His first collaboration with Kheifits was the 1935 lyrical comedy ”Hot Money,” but it was their second work, ”Baltic Deputy” (1937), which earned them huge popular and official acclaim. Set in St. Petersburg in 1917, it told the story of how a prominent Russian scientist accepted the Bolshevik revolution as a positive force, with a brilliant central performance from actor Nikolai Cherkasov, who would later play the roles of Alexander Nevsky and Ivan the Terrible for Eisenstein. ”Baltic Deputy” won the Grand Prize at the 1937 Paris Intl. Exhibition, as well as a State Prize in 1941.

Zarkhi and Kheifits’ next collaboration, ”Member of the Government” (1940), was no less successful, and became the classic Soviet film of its era about the positive role of women in society. Actress Vera Maretskaya played the central role of an ordinary woman who rises to become a collective farm chairman and later deputy of the Supreme Soviet.

During World War II, Zarkhi and Kheifits directed two patriotic films, ”He Is Called Sukhe-Bator” (1941), about the Mongolian war of resistance, and ”Malakhov-Kurgan” (1944).
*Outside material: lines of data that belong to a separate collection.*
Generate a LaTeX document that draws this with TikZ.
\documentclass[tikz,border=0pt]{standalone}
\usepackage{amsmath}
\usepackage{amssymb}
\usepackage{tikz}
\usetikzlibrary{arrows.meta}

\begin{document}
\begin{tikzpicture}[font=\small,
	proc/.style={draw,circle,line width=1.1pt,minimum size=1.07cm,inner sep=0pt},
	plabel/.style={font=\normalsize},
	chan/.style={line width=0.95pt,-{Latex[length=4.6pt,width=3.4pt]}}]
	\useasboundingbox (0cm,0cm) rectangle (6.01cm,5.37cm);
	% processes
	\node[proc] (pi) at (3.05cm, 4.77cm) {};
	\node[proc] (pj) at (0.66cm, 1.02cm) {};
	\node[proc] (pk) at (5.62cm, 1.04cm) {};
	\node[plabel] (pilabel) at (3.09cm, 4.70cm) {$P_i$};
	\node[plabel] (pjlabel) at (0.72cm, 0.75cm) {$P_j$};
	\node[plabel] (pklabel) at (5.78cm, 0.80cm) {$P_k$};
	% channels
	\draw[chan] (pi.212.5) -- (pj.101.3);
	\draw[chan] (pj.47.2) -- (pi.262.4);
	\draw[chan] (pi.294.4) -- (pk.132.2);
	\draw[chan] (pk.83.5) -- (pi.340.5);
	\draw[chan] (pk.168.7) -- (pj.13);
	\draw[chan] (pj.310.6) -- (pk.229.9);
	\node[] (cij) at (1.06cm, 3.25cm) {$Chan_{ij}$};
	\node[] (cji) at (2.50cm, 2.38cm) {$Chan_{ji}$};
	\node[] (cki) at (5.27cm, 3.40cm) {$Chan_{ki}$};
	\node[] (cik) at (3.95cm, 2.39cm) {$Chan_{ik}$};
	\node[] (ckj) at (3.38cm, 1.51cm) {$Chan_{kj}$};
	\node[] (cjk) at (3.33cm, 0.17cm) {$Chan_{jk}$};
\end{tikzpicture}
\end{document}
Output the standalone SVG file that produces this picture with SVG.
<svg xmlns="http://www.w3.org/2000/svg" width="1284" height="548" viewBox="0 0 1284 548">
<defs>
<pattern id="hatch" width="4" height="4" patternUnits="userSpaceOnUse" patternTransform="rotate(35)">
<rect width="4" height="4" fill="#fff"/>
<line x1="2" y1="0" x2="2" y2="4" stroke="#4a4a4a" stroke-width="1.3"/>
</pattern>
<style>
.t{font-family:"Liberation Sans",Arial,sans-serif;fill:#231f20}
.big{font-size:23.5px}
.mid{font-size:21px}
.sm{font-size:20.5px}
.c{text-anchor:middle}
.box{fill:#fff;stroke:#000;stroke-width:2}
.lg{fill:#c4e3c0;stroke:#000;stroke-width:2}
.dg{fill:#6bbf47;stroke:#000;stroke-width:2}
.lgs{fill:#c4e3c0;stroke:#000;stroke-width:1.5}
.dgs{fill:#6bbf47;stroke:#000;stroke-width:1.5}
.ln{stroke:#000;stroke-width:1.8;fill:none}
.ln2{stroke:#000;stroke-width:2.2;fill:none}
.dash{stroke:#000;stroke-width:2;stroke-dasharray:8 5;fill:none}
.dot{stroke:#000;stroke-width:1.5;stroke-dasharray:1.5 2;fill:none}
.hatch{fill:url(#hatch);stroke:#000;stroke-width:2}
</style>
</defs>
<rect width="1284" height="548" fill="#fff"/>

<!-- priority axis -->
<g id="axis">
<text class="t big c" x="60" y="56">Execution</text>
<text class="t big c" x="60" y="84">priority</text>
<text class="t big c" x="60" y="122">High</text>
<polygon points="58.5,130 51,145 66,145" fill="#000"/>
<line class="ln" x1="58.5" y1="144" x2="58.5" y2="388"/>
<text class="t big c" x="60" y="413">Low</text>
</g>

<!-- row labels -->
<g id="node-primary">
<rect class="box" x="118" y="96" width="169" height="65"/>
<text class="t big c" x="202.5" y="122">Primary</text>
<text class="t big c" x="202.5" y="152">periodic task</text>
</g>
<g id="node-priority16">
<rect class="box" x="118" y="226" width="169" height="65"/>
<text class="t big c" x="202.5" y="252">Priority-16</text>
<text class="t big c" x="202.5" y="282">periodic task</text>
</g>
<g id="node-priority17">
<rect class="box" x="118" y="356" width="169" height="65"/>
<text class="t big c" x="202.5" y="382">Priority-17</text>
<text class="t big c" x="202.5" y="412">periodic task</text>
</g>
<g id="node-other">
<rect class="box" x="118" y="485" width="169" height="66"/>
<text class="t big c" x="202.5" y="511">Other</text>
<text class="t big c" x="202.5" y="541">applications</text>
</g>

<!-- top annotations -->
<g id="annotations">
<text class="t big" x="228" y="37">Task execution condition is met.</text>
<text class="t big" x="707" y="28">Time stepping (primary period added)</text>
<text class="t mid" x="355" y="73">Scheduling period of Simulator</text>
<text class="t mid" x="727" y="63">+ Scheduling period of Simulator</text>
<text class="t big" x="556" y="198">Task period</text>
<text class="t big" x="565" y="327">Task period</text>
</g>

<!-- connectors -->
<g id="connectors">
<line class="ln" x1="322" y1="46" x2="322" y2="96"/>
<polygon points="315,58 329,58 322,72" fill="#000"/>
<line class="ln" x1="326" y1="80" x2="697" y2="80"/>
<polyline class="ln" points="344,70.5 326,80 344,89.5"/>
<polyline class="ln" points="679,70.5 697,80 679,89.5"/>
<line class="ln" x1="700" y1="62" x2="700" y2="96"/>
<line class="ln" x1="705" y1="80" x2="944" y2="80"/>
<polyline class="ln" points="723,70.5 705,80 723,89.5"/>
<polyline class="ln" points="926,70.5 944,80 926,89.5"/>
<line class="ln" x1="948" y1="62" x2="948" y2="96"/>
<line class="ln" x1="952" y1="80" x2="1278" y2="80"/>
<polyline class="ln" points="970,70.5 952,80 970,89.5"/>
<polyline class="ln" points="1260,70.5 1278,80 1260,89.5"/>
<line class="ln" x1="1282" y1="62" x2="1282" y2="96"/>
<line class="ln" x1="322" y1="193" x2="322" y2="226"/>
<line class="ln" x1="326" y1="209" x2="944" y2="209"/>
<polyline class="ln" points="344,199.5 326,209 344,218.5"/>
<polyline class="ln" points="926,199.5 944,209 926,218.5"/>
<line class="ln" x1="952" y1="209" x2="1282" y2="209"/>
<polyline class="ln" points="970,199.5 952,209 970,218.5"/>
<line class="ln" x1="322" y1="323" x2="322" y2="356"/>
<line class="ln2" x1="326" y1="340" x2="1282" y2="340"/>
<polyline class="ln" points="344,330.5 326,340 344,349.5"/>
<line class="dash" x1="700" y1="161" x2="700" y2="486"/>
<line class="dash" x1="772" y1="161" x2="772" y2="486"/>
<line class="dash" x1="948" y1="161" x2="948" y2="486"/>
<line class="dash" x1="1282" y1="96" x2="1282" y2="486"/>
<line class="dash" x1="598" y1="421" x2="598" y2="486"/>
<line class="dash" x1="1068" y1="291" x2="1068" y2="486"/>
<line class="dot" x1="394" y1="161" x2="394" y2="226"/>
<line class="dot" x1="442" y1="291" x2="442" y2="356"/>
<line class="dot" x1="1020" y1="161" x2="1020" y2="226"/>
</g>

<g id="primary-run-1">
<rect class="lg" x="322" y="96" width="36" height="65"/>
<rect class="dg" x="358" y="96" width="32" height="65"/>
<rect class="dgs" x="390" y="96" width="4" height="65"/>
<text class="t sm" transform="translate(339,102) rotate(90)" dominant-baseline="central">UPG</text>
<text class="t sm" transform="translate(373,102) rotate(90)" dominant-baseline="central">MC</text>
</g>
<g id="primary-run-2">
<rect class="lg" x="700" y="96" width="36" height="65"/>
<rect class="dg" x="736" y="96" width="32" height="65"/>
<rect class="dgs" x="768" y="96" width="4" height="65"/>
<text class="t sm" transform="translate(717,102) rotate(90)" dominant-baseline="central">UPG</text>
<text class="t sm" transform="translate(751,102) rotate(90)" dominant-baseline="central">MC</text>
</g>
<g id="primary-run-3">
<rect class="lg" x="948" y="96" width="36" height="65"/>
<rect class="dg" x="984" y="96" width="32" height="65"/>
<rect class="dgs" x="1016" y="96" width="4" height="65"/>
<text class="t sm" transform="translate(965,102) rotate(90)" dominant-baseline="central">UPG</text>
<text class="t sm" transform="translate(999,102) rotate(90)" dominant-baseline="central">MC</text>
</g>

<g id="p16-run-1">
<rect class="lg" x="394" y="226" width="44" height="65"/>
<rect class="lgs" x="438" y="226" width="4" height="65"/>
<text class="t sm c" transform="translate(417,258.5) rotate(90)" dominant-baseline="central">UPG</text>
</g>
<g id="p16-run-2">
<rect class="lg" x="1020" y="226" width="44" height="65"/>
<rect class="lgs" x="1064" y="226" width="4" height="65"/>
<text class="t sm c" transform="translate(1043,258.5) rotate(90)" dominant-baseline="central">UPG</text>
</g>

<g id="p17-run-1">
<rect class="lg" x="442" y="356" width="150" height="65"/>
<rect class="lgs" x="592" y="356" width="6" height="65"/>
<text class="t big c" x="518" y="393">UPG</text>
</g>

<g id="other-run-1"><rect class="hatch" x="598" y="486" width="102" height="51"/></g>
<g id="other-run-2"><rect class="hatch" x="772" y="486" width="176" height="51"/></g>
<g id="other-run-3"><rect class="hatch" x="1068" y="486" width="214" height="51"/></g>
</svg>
Zarkhi’s documentary film ”The Defeat of Japan” (1945) won the director a second State Prize.

Zarkhi’s last collaboration with Kheifits was ”In the Name of Life” (1947), after which he worked for five years at Belarusfilm in Minsk, adapting a number of dramatic classics for the screen, and then moved to Moscow, where he filmed his psychological masterpiece ”Height” at Mosfilm in 1957.

In his later films, Zarkhi turned increasingly to the classics, and he is best known for his 1968 adaptation of Tolstoy’s ”Anna Karenina” and for his 1981 film ”26 Days in the Life of Dostoyevsky.” Other films included ”Cities and Years” (1974) and ”Story of an Unknown Actor” (1977).